■ Task objective ■
Quote the whole listing word for word. Do not include the pictures.

■ Given data ■
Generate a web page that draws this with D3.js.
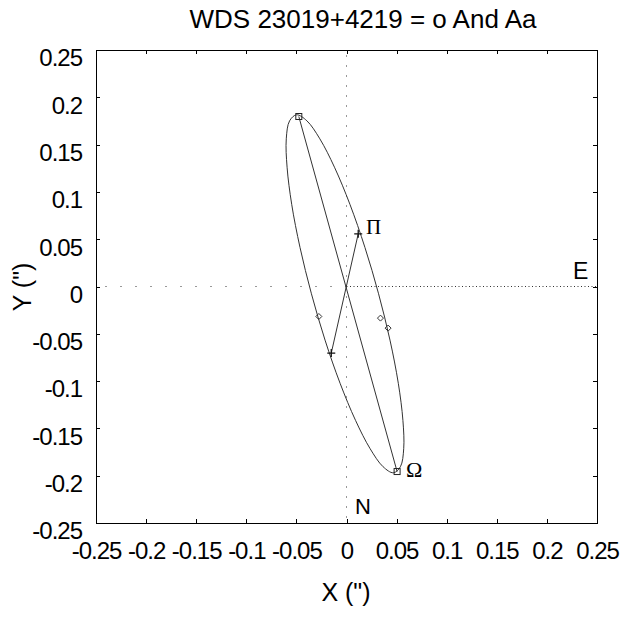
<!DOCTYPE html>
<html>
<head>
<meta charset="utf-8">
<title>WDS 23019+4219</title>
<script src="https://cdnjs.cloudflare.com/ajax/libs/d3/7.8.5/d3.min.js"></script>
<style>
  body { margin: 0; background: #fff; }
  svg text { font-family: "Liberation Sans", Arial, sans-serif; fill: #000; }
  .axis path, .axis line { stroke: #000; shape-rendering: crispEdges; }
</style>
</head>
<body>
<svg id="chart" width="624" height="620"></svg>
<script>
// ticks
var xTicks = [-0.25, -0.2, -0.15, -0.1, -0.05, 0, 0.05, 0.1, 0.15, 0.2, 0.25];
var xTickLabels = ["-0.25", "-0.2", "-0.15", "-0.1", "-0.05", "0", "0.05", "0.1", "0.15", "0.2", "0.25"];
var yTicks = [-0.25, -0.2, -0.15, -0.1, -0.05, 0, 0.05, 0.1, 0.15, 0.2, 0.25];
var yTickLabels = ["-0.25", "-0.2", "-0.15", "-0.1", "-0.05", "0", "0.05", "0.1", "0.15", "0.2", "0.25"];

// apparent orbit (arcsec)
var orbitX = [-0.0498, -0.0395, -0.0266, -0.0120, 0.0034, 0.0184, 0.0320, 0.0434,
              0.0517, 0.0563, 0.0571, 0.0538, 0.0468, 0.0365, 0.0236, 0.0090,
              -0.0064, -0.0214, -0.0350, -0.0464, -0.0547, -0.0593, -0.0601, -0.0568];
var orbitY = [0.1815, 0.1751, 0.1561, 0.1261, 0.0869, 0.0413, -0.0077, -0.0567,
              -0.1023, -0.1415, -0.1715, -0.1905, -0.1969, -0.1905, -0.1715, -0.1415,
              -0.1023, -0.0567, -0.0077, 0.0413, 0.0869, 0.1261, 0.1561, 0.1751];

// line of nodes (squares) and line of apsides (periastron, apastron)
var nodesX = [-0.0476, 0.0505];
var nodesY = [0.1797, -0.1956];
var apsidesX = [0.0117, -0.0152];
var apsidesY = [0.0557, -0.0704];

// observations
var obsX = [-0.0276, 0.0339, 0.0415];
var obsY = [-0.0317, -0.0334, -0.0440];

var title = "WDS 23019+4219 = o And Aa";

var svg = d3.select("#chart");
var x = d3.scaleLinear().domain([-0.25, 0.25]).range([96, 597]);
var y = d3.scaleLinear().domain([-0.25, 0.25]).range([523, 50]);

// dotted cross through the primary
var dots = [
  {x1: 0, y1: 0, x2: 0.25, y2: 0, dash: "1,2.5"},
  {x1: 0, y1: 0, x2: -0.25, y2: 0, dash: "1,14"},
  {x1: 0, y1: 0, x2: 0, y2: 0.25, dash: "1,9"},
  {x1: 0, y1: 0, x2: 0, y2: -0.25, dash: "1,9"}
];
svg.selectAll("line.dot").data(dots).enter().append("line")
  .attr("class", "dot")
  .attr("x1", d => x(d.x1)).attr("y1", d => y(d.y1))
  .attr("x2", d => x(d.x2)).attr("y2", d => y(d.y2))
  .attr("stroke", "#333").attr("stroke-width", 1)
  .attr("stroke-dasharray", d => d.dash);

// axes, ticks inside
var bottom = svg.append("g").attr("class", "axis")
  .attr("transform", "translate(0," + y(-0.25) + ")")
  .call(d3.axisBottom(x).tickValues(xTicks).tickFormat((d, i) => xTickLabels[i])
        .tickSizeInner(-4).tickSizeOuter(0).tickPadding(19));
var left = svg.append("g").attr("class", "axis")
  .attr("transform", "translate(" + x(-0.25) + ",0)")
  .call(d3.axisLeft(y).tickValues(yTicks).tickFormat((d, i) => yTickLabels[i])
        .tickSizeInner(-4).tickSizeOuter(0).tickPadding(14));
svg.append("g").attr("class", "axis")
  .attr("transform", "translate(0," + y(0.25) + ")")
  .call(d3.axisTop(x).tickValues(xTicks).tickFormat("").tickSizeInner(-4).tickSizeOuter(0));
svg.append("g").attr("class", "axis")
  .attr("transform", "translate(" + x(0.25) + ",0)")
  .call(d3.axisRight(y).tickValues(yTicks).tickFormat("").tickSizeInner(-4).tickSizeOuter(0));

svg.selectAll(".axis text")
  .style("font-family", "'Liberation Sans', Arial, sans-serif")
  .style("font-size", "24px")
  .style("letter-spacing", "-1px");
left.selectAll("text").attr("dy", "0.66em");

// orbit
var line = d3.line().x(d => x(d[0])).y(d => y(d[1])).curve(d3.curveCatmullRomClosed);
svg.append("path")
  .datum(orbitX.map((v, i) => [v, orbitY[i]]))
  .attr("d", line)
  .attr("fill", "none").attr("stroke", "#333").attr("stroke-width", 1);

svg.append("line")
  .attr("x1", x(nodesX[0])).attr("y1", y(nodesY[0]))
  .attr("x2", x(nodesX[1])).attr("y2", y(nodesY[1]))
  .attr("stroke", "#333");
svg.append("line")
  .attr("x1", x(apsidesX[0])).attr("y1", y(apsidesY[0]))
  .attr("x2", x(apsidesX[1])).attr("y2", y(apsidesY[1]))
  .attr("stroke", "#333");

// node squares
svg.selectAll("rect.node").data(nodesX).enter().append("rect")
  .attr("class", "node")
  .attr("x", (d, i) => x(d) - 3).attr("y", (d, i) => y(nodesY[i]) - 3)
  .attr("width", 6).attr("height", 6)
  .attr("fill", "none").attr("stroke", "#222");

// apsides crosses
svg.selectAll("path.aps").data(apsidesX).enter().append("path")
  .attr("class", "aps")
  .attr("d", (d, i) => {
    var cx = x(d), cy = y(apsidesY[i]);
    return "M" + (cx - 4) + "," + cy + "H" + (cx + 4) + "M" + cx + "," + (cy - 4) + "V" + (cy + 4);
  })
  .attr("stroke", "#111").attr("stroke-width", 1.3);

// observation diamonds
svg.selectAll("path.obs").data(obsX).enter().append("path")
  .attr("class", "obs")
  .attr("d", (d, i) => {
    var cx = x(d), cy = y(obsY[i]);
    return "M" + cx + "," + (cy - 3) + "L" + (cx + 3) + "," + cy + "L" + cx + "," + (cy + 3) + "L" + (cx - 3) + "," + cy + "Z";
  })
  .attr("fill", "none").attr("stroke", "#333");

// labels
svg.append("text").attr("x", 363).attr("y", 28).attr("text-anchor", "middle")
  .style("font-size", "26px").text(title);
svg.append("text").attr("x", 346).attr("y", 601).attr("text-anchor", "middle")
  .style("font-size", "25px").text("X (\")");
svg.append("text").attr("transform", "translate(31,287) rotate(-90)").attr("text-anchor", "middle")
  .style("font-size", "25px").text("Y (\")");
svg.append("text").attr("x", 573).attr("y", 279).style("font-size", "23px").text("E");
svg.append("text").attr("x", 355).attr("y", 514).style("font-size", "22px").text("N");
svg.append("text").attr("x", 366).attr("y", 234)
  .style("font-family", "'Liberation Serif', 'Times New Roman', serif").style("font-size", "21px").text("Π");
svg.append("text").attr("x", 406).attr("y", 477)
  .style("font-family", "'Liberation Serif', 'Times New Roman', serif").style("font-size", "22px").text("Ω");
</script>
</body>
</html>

■ Right answer ■
Generate a web page that draws this with D3.js.
<!DOCTYPE html>
<html>
<head>
<meta charset="utf-8">
<title>WDS 23019+4219</title>
<script src="https://cdnjs.cloudflare.com/ajax/libs/d3/7.8.5/d3.min.js"></script>
<style>
  body { margin: 0; background: #fff; }
  svg text { font-family: "Liberation Sans", Arial, sans-serif; fill: #000; }
  .axis path, .axis line { stroke: #000; shape-rendering: crispEdges; }
</style>
</head>
<body>
<svg id="chart" width="624" height="620"></svg>
<script>
// ticks
var xTicks = [-0.25, -0.2, -0.15, -0.1, -0.05, 0, 0.05, 0.1, 0.15, 0.2, 0.25];
var xTickLabels = ["-0.25", "-0.2", "-0.15", "-0.1", "-0.05", "0", "0.05", "0.1", "0.15", "0.2", "0.25"];
var yTicks = [-0.25, -0.2, -0.15, -0.1, -0.05, 0, 0.05, 0.1, 0.15, 0.2, 0.25];
var yTickLabels = ["-0.25", "-0.2", "-0.15", "-0.1", "-0.05", "0", "0.05", "0.1", "0.15", "0.2", "0.25"];

// apparent orbit (arcsec)
var orbitX = [-0.0498, -0.0395, -0.0266, -0.0120, 0.0034, 0.0184, 0.0320, 0.0434,
              0.0517, 0.0563, 0.0571, 0.0538, 0.0468, 0.0365, 0.0236, 0.0090,
              -0.0064, -0.0214, -0.0350, -0.0464, -0.0547, -0.0593, -0.0601, -0.0568];
var orbitY = [0.1815, 0.1751, 0.1561, 0.1261, 0.0869, 0.0413, -0.0077, -0.0567,
              -0.1023, -0.1415, -0.1715, -0.1905, -0.1969, -0.1905, -0.1715, -0.1415,
              -0.1023, -0.0567, -0.0077, 0.0413, 0.0869, 0.1261, 0.1561, 0.1751];

// line of nodes (squares) and line of apsides (periastron, apastron)
var nodesX = [-0.0476, 0.0505];
var nodesY = [0.1797, -0.1956];
var apsidesX = [0.0117, -0.0152];
var apsidesY = [0.0557, -0.0704];

// observations
var obsX = [-0.0276, 0.0339, 0.0415];
var obsY = [-0.0317, -0.0334, -0.0440];

var title = "WDS 23019+4219 = o And Aa";

var svg = d3.select("#chart");
var x = d3.scaleLinear().domain([-0.25, 0.25]).range([96, 597]);
var y = d3.scaleLinear().domain([-0.25, 0.25]).range([523, 50]);

// dotted cross through the primary
var dots = [
  {x1: 0, y1: 0, x2: 0.25, y2: 0, dash: "1,2.5"},
  {x1: 0, y1: 0, x2: -0.25, y2: 0, dash: "1,14"},
  {x1: 0, y1: 0, x2: 0, y2: 0.25, dash: "1,9"},
  {x1: 0, y1: 0, x2: 0, y2: -0.25, dash: "1,9"}
];
svg.selectAll("line.dot").data(dots).enter().append("line")
  .attr("class", "dot")
  .attr("x1", d => x(d.x1)).attr("y1", d => y(d.y1))
  .attr("x2", d => x(d.x2)).attr("y2", d => y(d.y2))
  .attr("stroke", "#333").attr("stroke-width", 1)
  .attr("stroke-dasharray", d => d.dash);

// axes, ticks inside
var bottom = svg.append("g").attr("class", "axis")
  .attr("transform", "translate(0," + y(-0.25) + ")")
  .call(d3.axisBottom(x).tickValues(xTicks).tickFormat((d, i) => xTickLabels[i])
        .tickSizeInner(-4).tickSizeOuter(0).tickPadding(19));
var left = svg.append("g").attr("class", "axis")
  .attr("transform", "translate(" + x(-0.25) + ",0)")
  .call(d3.axisLeft(y).tickValues(yTicks).tickFormat((d, i) => yTickLabels[i])
        .tickSizeInner(-4).tickSizeOuter(0).tickPadding(14));
svg.append("g").attr("class", "axis")
  .attr("transform", "translate(0," + y(0.25) + ")")
  .call(d3.axisTop(x).tickValues(xTicks).tickFormat("").tickSizeInner(-4).tickSizeOuter(0));
svg.append("g").attr("class", "axis")
  .attr("transform", "translate(" + x(0.25) + ",0)")
  .call(d3.axisRight(y).tickValues(yTicks).tickFormat("").tickSizeInner(-4).tickSizeOuter(0));

svg.selectAll(".axis text")
  .style("font-family", "'Liberation Sans', Arial, sans-serif")
  .style("font-size", "24px")
  .style("letter-spacing", "-1px");
left.selectAll("text").attr("dy", "0.66em");

// orbit
var line = d3.line().x(d => x(d[0])).y(d => y(d[1])).curve(d3.curveCatmullRomClosed);
svg.append("path")
  .datum(orbitX.map((v, i) => [v, orbitY[i]]))
  .attr("d", line)
  .attr("fill", "none").attr("stroke", "#333").attr("stroke-width", 1);

svg.append("line")
  .attr("x1", x(nodesX[0])).attr("y1", y(nodesY[0]))
  .attr("x2", x(nodesX[1])).attr("y2", y(nodesY[1]))
  .attr("stroke", "#333");
svg.append("line")
  .attr("x1", x(apsidesX[0])).attr("y1", y(apsidesY[0]))
  .attr("x2", x(apsidesX[1])).attr("y2", y(apsidesY[1]))
  .attr("stroke", "#333");

// node squares
svg.selectAll("rect.node").data(nodesX).enter().append("rect")
  .attr("class", "node")
  .attr("x", (d, i) => x(d) - 3).attr("y", (d, i) => y(nodesY[i]) - 3)
  .attr("width", 6).attr("height", 6)
  .attr("fill", "none").attr("stroke", "#222");

// apsides crosses
svg.selectAll("path.aps").data(apsidesX).enter().append("path")
  .attr("class", "aps")
  .attr("d", (d, i) => {
    var cx = x(d), cy = y(apsidesY[i]);
    return "M" + (cx - 4) + "," + cy + "H" + (cx + 4) + "M" + cx + "," + (cy - 4) + "V" + (cy + 4);
  })
  .attr("stroke", "#111").attr("stroke-width", 1.3);

// observation diamonds
svg.selectAll("path.obs").data(obsX).enter().append("path")
  .attr("class", "obs")
  .attr("d", (d, i) => {
    var cx = x(d), cy = y(obsY[i]);
    return "M" + cx + "," + (cy - 3) + "L" + (cx + 3) + "," + cy + "L" + cx + "," + (cy + 3) + "L" + (cx - 3) + "," + cy + "Z";
  })
  .attr("fill", "none").attr("stroke", "#333");

// labels
svg.append("text").attr("x", 363).attr("y", 28).attr("text-anchor", "middle")
  .style("font-size", "26px").text(title);
svg.append("text").attr("x", 346).attr("y", 601).attr("text-anchor", "middle")
  .style("font-size", "25px").text("X (\")");
svg.append("text").attr("transform", "translate(31,287) rotate(-90)").attr("text-anchor", "middle")
  .style("font-size", "25px").text("Y (\")");
svg.append("text").attr("x", 573).attr("y", 279).style("font-size", "23px").text("E");
svg.append("text").attr("x", 355).attr("y", 514).style("font-size", "22px").text("N");
svg.append("text").attr("x", 366).attr("y", 234)
  .style("font-family", "'Liberation Serif', 'Times New Roman', serif").style("font-size", "21px").text("Π");
svg.append("text").attr("x", 406).attr("y", 477)
  .style("font-family", "'Liberation Serif', 'Times New Roman', serif").style("font-size", "22px").text("Ω");
</script>
</body>
</html>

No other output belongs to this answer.